“Siamo solidali con i sindaci di Palermo e di Napoli che hanno espresso chiaramente la loro opposizione alle nuove norme sull’immigrazione, non escludendo il ricorso ad atti di disobbedienza civile”, dichiara Riccardo De Facci, presidente del Coordinamento Nazionale Comunità di Accoglienza (CNCA) di cui fa parte anche il Gruppo Abele. “Le modifiche di legge approvate dal governo non sono solo sbagliate e controproducenti rispetto a una gestione razionale dell’immigrazione, ma ledono fondamentali principi di umanità. Per questo anche la nostra Federazione, con le sue oltre 260 organizzazioni aderenti, ritiene possibile e moralmente lecito promuovere azioni che considerino l’accoglienza e il sostegno ad esseri umani migranti come valori non eludibili per via legislativa”.
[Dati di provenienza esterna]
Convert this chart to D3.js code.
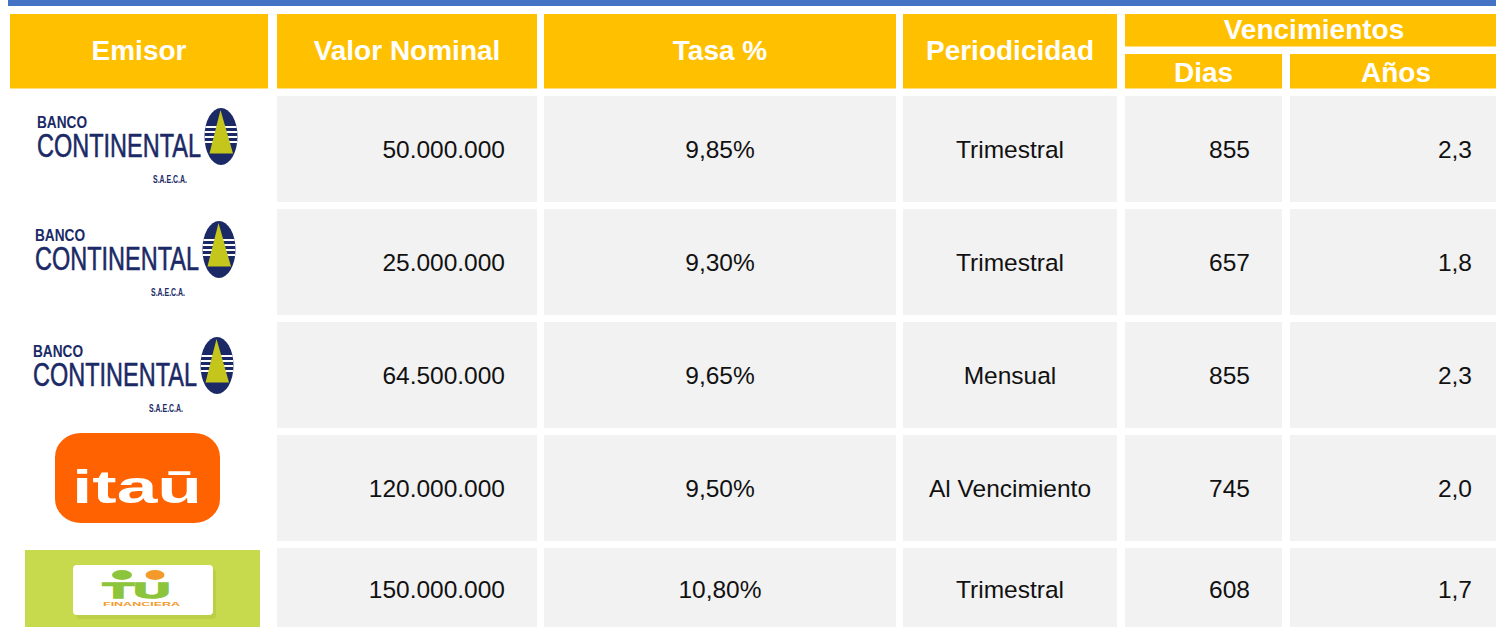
<!DOCTYPE html>
<html><head><meta charset="utf-8">
<script src="https://cdn.jsdelivr.net/npm/d3@7/dist/d3.min.js"></script>
<style>body{margin:0;background:#fff;}svg{display:block;}</style>
</head><body>
<script>
// ---- data ----
const emisores = ["Banco Continental", "Banco Continental", "Banco Continental", "Itaú", "Tu Financiera"];
const valorNominal = [50000000, 25000000, 64500000, 120000000, 150000000];
const tasa = [9.85, 9.30, 9.65, 9.50, 10.80];
const periodicidad = ["Trimestral", "Trimestral", "Mensual", "Al Vencimiento", "Trimestral"];
const dias = [855, 657, 855, 745, 608];
const anos = [2.3, 1.8, 2.3, 2.0, 1.7];
const headers = ["Emisor", "Valor Nominal", "Tasa %", "Periodicidad"];
const groupHeader = "Vencimientos";
const subHeaders = ["Dias", "Años"];

// ---- layout ----
const W = 1496, H = 627;
const colEdges = [[10, 268], [277, 537], [544, 896], [903, 1117], [1125, 1282], [1290, 1502]];
const rowHeights = [106, 106, 106, 106, 86];
const rowGap = 7, rowStart = 96;
const FONT = "'Liberation Sans', Arial, Helvetica, sans-serif";
const NAVY = "#1b2a66";

const loc = d3.formatLocale({decimal: ",", thousands: ".", grouping: [3], currency: ["", ""]});
const fInt = loc.format(",.0f");
const fPct = v => loc.format(".2f")(v) + "%";
const f1 = loc.format(".1f");

const svg = d3.select("body").append("svg").attr("width", W).attr("height", H)
  .style("font-family", FONT);

// top blue bar
svg.append("rect").attr("x", 8).attr("y", 0).attr("width", W - 8).attr("height", 6).attr("fill", "#4472C4");

// header
const YEL = "#FFC000";
const HF = 28;
const hdr = svg.append("g");
colEdges.slice(0, 4).forEach((c, i) => {
  hdr.append("rect").attr("x", c[0]).attr("y", 14).attr("width", c[1] - c[0]).attr("height", 74.5).attr("fill", YEL);
  hdr.append("text").attr("x", (c[0] + c[1]) / 2).attr("y", 50.5).attr("dy", "0.35em")
    .attr("text-anchor", "middle").attr("fill", "#fff").attr("font-weight", "bold").attr("font-size", HF)
    .text(headers[i]);
});
hdr.append("rect").attr("x", 1125).attr("y", 14).attr("width", W - 1125).attr("height", 32.5).attr("fill", YEL);
hdr.append("text").attr("x", 1314).attr("y", 29.5).attr("dy", "0.35em").attr("text-anchor", "middle")
  .attr("fill", "#fff").attr("font-weight", "bold").attr("font-size", HF).text(groupHeader);
colEdges.slice(4).forEach((c, i) => {
  hdr.append("rect").attr("x", c[0]).attr("y", 54).attr("width", Math.min(c[1], W) - c[0]).attr("height", 34.5).attr("fill", YEL);
  hdr.append("text").attr("x", (c[0] + c[1]) / 2).attr("y", 72).attr("dy", "0.35em").attr("text-anchor", "middle")
    .attr("fill", "#fff").attr("font-weight", "bold").attr("font-size", HF).text(subHeaders[i]);
});

// rows
const rowTops = [];
rowHeights.reduce((acc, h) => { rowTops.push(acc); return acc + h + rowGap; }, rowStart);
const y = i => rowTops[i];
const yc = i => rowTops[i] + rowHeights[i] / 2;

const rows = svg.append("g").selectAll("g").data(emisores).join("g");
colEdges.slice(1).forEach(c => {
  rows.append("rect").attr("x", c[0]).attr("y", (d, i) => y(i)).attr("width", Math.min(c[1], W) - c[0])
    .attr("height", (d, i) => rowHeights[i]).attr("fill", "#F2F2F2");
});
const txt = (xp, anchor, fn) => rows.append("text").attr("x", xp).attr("y", (d, i) => i === 4 ? yc(i) - 1.5 : yc(i))
  .attr("dy", "0.35em").attr("text-anchor", anchor).attr("font-size", 24.5).attr("fill", "#111").text(fn);
txt(505, "end", (d, i) => fInt(valorNominal[i]));
txt(720, "middle", (d, i) => fPct(tasa[i]));
txt(1010, "middle", (d, i) => periodicidad[i]);
txt(1250, "end", (d, i) => dias[i]);
txt(1472, "end", (d, i) => f1(anos[i]));

// ---- logos ----
function continental(g, ox, oy) {
  const l = g.append("g").attr("transform", `translate(${ox},${oy})`);
  l.append("text").attr("x", 37).attr("y", 32).attr("font-size", 16).attr("font-weight", "bold").attr("fill", NAVY)
    .attr("textLength", 50).attr("lengthAdjust", "spacingAndGlyphs").text("BANCO");
  l.append("text").attr("x", 37).attr("y", 61).attr("font-size", 34).attr("fill", NAVY)
    .attr("stroke", NAVY).attr("stroke-width", 0.6)
    .attr("textLength", 164).attr("lengthAdjust", "spacingAndGlyphs").text("CONTINENTAL");
  l.append("text").attr("x", 153).attr("y", 87).attr("font-size", 11).attr("font-weight", "bold").attr("fill", NAVY)
    .attr("textLength", 34).attr("lengthAdjust", "spacingAndGlyphs").text("S.A.E.C.A.");
  const cx = 221, cy = 40.5, rx = 16.5, ry = 28.5;
  const cid = "clip" + Math.round(oy);
  l.append("clipPath").attr("id", cid).append("ellipse").attr("cx", cx).attr("cy", cy).attr("rx", rx).attr("ry", ry);
  l.append("ellipse").attr("cx", cx).attr("cy", cy).attr("rx", rx).attr("ry", ry).attr("fill", NAVY);
  [30, 35, 40, 45].forEach(sy => {
    l.append("rect").attr("x", cx - rx).attr("y", sy).attr("width", 2 * rx).attr("height", 2)
      .attr("fill", "#fff").attr("clip-path", `url(#${cid})`);
  });
  l.append("path").attr("d", `M${cx - 0.5},${cy - ry + 2} L${cx + 12},${cy + 17} L${cx - 11.5},${cy + 17} Z`)
    .attr("fill", "#c4c61c");
}
const lg = svg.append("g");
continental(lg, 0, y(0));
continental(lg, -2, y(1));
continental(lg, -4, y(2) + 3);

// itau
const it = lg.append("g");
it.append("rect").attr("x", 55).attr("y", y(3) - 2).attr("width", 165).attr("height", 90).attr("rx", 26).attr("ry", 24)
  .attr("fill", "#FF6200");
it.append("text").attr("x", 72).attr("y", y(3) + 68).attr("font-size", 46).attr("font-weight", "bold").attr("fill", "#fff")
  .attr("textLength", 130).attr("lengthAdjust", "spacingAndGlyphs").text("itaū");

// tu financiera
const tu = lg.append("g");
const t0 = y(4);
tu.append("rect").attr("x", 25).attr("y", t0 + 2).attr("width", 235).attr("height", H - t0 - 2).attr("fill", "#c7da4e");
tu.append("rect").attr("x", 76).attr("y", t0 + 21).attr("width", 140).attr("height", 50).attr("rx", 4).attr("fill", "#b2c43e").attr("opacity", 0.5);
tu.append("rect").attr("x", 73).attr("y", t0 + 17).attr("width", 140).attr("height", 50).attr("rx", 4).attr("fill", "#fff");
tu.append("ellipse").attr("cx", 122).attr("cy", t0 + 27).attr("rx", 10).attr("ry", 5).attr("fill", "#8cc43c");
tu.append("ellipse").attr("cx", 155).attr("cy", t0 + 27).attr("rx", 9.5).attr("ry", 5).attr("fill", "#f39a2b");
tu.append("text").attr("x", 103).attr("y", t0 + 50).attr("font-size", 22).attr("font-weight", "bold").attr("fill", "#8cc43c")
  .attr("stroke", "#8cc43c").attr("stroke-width", 1.5)
  .attr("textLength", 67).attr("lengthAdjust", "spacingAndGlyphs").text("TU");
tu.append("text").attr("x", 103).attr("y", t0 + 58).attr("font-size", 6).attr("font-weight", "bold").attr("fill", "#f39a2b")
  .attr("textLength", 77).attr("lengthAdjust", "spacingAndGlyphs").text("FINANCIERA");
</script>
</body></html>
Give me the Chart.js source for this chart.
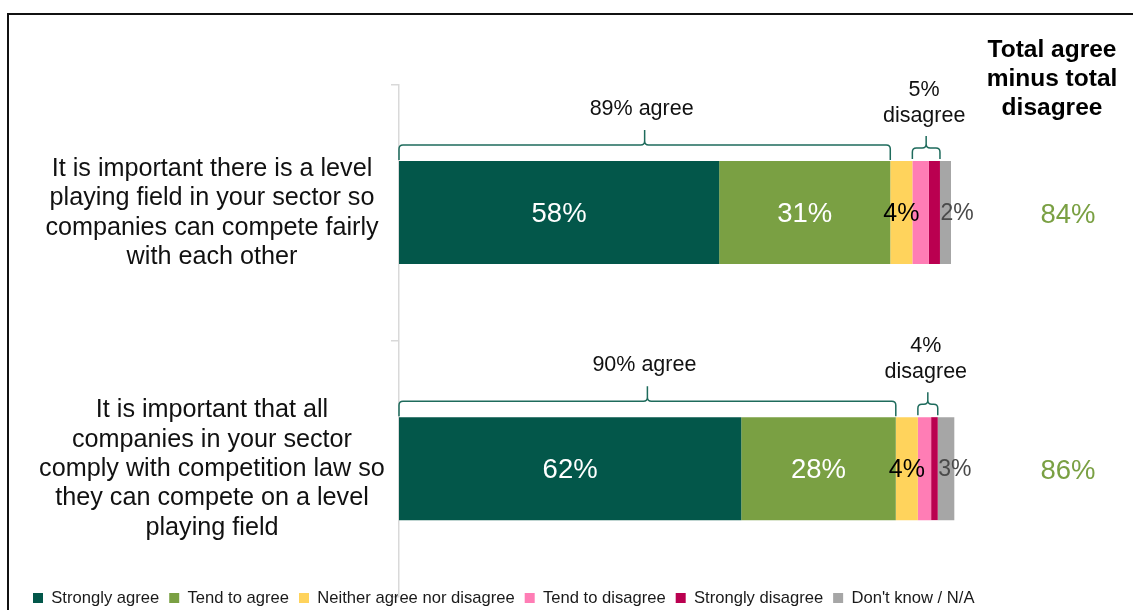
<!DOCTYPE html>
<html>
<head>
<meta charset="utf-8">
<script src="https://cdn.jsdelivr.net/npm/chart.js@4.4.1/dist/chart.umd.min.js"></script>
<style>
  html, body { margin: 0; padding: 0; background: #fff; overflow: hidden; }
  #wrap { position: relative; width: 1133px; height: 610px; }
</style>
</head>
<body>
<div id="wrap"><canvas id="c" width="1133" height="610"></canvas></div>
<script>
// Statements (one row each, already split into display lines)
const categories = [
  ['It is important there is a level', 'playing field in your sector so', 'companies can compete fairly', 'with each other'],
  ['It is important that all', 'companies in your sector', 'comply with competition law so', 'they can compete on a level', 'playing field']
];

// Response series (percent of respondents)
const seriesNames = ['Strongly agree', 'Tend to agree', 'Neither agree nor disagree', 'Tend to disagree', 'Strongly disagree', "Don't know / N/A"];
const stronglyAgree    = [58, 62];
const tendToAgree      = [31, 28];
const neitherAgree     = [4, 4];
const tendToDisagree   = [3, 2.4];
const stronglyDisagree = [2, 1.2];
const dontKnow         = [2, 3];

// Header of the net-score column
const netHeader = ['Total agree', 'minus total', 'disagree'];

const seriesValues = [stronglyAgree, tendToAgree, neitherAgree, tendToDisagree, stronglyDisagree, dontKnow];
const seriesColors = ['#03574A', '#7AA043', '#FFD35C', '#FF7DB5', '#BA0050', '#A6A6A6'];

// How each series prints its value on the bar (null = no label)
const valueLabelStyle = [
  { color: '#ffffff', size: 27.5, align: 'center' },
  { color: '#ffffff', size: 27.5, align: 'center' },
  { color: '#000000', size: 25, align: 'center' },
  null,
  null,
  { color: '#4a4a4a', size: 23, align: 'left' }
];

const FONT = "'Liberation Sans', Arial, Helvetica, sans-serif";
Chart.defaults.font.family = FONT;

// The statement axis runs down behind the top of the legend row
const AXIS_OVERHANG = 17;

const fmt = v => Math.round(v) + '%';

// Curly bracket drawn above a span of the bar
function drawBracket(ctx, x0, x1, yEnd, yLine, yPeak) {
  const r = 4;
  const xm = (x0 + x1) / 2;
  ctx.beginPath();
  ctx.moveTo(x0, yEnd);
  ctx.lineTo(x0, yLine + r);
  ctx.quadraticCurveTo(x0, yLine, x0 + r, yLine);
  ctx.lineTo(xm - r, yLine);
  ctx.quadraticCurveTo(xm, yLine, xm, yLine - r);
  ctx.lineTo(xm, yPeak);
  ctx.moveTo(xm, yLine - r);
  ctx.quadraticCurveTo(xm, yLine, xm + r, yLine);
  ctx.lineTo(x1 - r, yLine);
  ctx.quadraticCurveTo(x1, yLine, x1, yLine + r);
  ctx.lineTo(x1, yEnd);
  ctx.stroke();
}

const annotations = {
  id: 'annotations',
  afterLayout(chart) {
    const ys = chart.scales.y;
    ys.bottom += AXIS_OVERHANG;
    ys.height = ys.bottom - ys.top;
    ys.configure();
  },
  afterDatasetsDraw(chart) {
    const ctx = chart.ctx;
    ctx.save();
    ctx.textBaseline = 'middle';
    chart.data.datasets.forEach((ds, di) => {
      const st = valueLabelStyle[di];
      if (!st) return;
      const meta = chart.getDatasetMeta(di);
      meta.data.forEach((el, i) => {
        const p = el.getProps(['x', 'base', 'y'], true);
        ctx.font = st.size + 'px ' + FONT;
        ctx.fillStyle = st.color;
        if (st.align === 'left') {
          ctx.textAlign = 'left';
          ctx.fillText(fmt(ds.data[i]), Math.min(p.x, p.base) + 0.5, p.y + 1.5);
        } else {
          ctx.textAlign = 'center';
          ctx.fillText(fmt(ds.data[i]), (p.x + p.base) / 2, p.y + 1.5);
        }
      });
    });
    ctx.restore();
  },
  afterDraw(chart) {
    const ctx = chart.ctx;
    const xs = chart.scales.x;
    const ys = chart.scales.y;
    ctx.save();

    // frame
    ctx.strokeStyle = '#111';
    ctx.lineWidth = 2;
    ctx.beginPath();
    ctx.moveTo(8, 640);
    ctx.lineTo(8, 14);
    ctx.lineTo(1160, 14);
    ctx.stroke();

    // statements on the left
    ctx.fillStyle = '#111';
    ctx.textAlign = 'center';
    ctx.textBaseline = 'middle';
    ctx.font = '25.2px ' + FONT;
    const lh = 29.3;
    categories.forEach((lines, i) => {
      const yc = ys.getPixelForValue(i);
      lines.forEach((t, k) => {
        ctx.fillText(t, 212, yc + 0.5 + (k - (lines.length - 1) / 2) * lh);
      });
    });

    // net score header
    ctx.font = 'bold 24.5px ' + FONT;
    ctx.fillStyle = '#000';
    netHeader.forEach((t, k) => ctx.fillText(t, 1052, 50 + k * 29));

    const barMeta = chart.getDatasetMeta(0);
    categories.forEach((_, i) => {
      const el = barMeta.data[i];
      const p = el.getProps(['y', 'height'], true);
      const top = p.y - p.height / 2;
      const agree = stronglyAgree[i] + tendToAgree[i];
      const disagree = tendToDisagree[i] + stronglyDisagree[i];
      const dStart = agree + neitherAgree[i];

      // agree bracket
      ctx.strokeStyle = '#1E6B5C';
      ctx.lineWidth = 1.5;
      const a0 = xs.getPixelForValue(0), a1 = xs.getPixelForValue(agree);
      drawBracket(ctx, a0, a1, top - 1, top - 16, top - 31);
      ctx.fillStyle = '#111';
      ctx.font = '21.5px ' + FONT;
      ctx.fillText(fmt(agree) + ' agree', (a0 + a1) / 2 - 3, top - 52);

      // disagree bracket
      const d0 = xs.getPixelForValue(dStart), d1 = xs.getPixelForValue(dStart + disagree);
      drawBracket(ctx, d0, d1, top - 2, top - 13, top - 25);
      const dm = (d0 + d1) / 2;
      ctx.fillText(fmt(disagree), dm - 2, top - 71);
      ctx.fillText('disagree', dm - 2, top - 45);

      // net score
      ctx.font = '27.5px ' + FONT;
      ctx.fillStyle = '#7AA043';
      ctx.fillText(fmt(agree - disagree), 1068, p.y + 2.5);
    });
    ctx.restore();
  }
};

new Chart(document.getElementById('c'), {
  type: 'bar',
  data: {
    labels: categories.map(l => l.join(' ')),
    datasets: seriesValues.map((d, i) => ({
      label: seriesNames[i],
      data: d,
      backgroundColor: seriesColors[i],
      borderWidth: 0,
      categoryPercentage: 1,
      barPercentage: 0.402,
      clip: false
    }))
  },
  options: {
    indexAxis: 'y',
    responsive: false,
    animation: false,
    layout: { padding: { top: 84.5, left: 23, right: 0, bottom: -6.3 } },
    scales: {
      x: { stacked: true, min: 0, max: 100, display: false },
      y: {
        stacked: true,
        position: 'left',
        ticks: { display: false },
        grid: { display: true, drawOnChartArea: false, drawTicks: true, tickLength: 8, color: '#d9d9d9', lineWidth: 1.5, offset: true },
        border: { display: true, color: '#d9d9d9', width: 1.5 },
        afterFit: s => { s.width = 376; }
      },
      y2: {
        type: 'category',
        labels: [],
        position: 'right',
        display: true,
        grid: { display: false },
        ticks: { display: false },
        border: { display: false },
        afterFit: s => { s.width = 182; }
      }
    },
    plugins: {
      legend: {
        position: 'bottom',
        align: 'start',
        labels: { boxWidth: 10, boxHeight: 10, padding: 10, color: '#1a1a1a', font: { size: 16.6 } }
      },
      tooltip: { enabled: false }
    }
  },
  plugins: [annotations]
});
</script>
</body>
</html>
“Il CNCA incontra ogni anno centinaia di migliaia di persone che cercano aiuto o migliori opportunità di vita”, continua De Facci. “Tantissimi italiani, molti stranieri. Crediamo che sia urgente costruire una rete nazionale – plurale nella sua composizione e articolata a livello locale – che riunisca tutti coloro che sono impegnati in difesa dei diritti fondamentali senza distinzioni di nazionalità. Un’aggregazione che realizzi un’azione concertata di critica della normativa sull’immigrazione e, più ancora, una proposta complessiva sulle migrazioni che nasca da una visione alta, la cui persistente assenza è ormai diventata un deficit gravissimo non solo per il nostro paese ma per la stessa Europa. Non si partirebbe da zero, ma dai contenuti elaborati dalle diverse iniziative nate in questi ultimi anni in favore delle persone migranti e della convivenza civile. Un’eventuale chiusura del governo e del parlamento dinanzi a una tale proposta renderebbe legittime e opportune anche azioni di disobbedienza civile”.
“La disobbedienza civile,” conclude il presidente del CNCA, “non è un’opzione da prendere a cuor leggero. Richiede, anzi, capacità di analisi e senso di responsabilità. Tuttavia, non vorremmo doverci trovare – in futuro – ad applaudire iniziative in memoria delle persone morte nel Mediterraneo o nei luoghi di detenzione libici, per non dimenticare i gravi misfatti di cui ci siamo macchiati, senza aver – oggi – fatto tutto quello che è in nostro potere per evitare o almeno ridurre l’enorme sofferenza inflitta alle persone migranti da legislazioni e sistemi ingiusti e inumani”.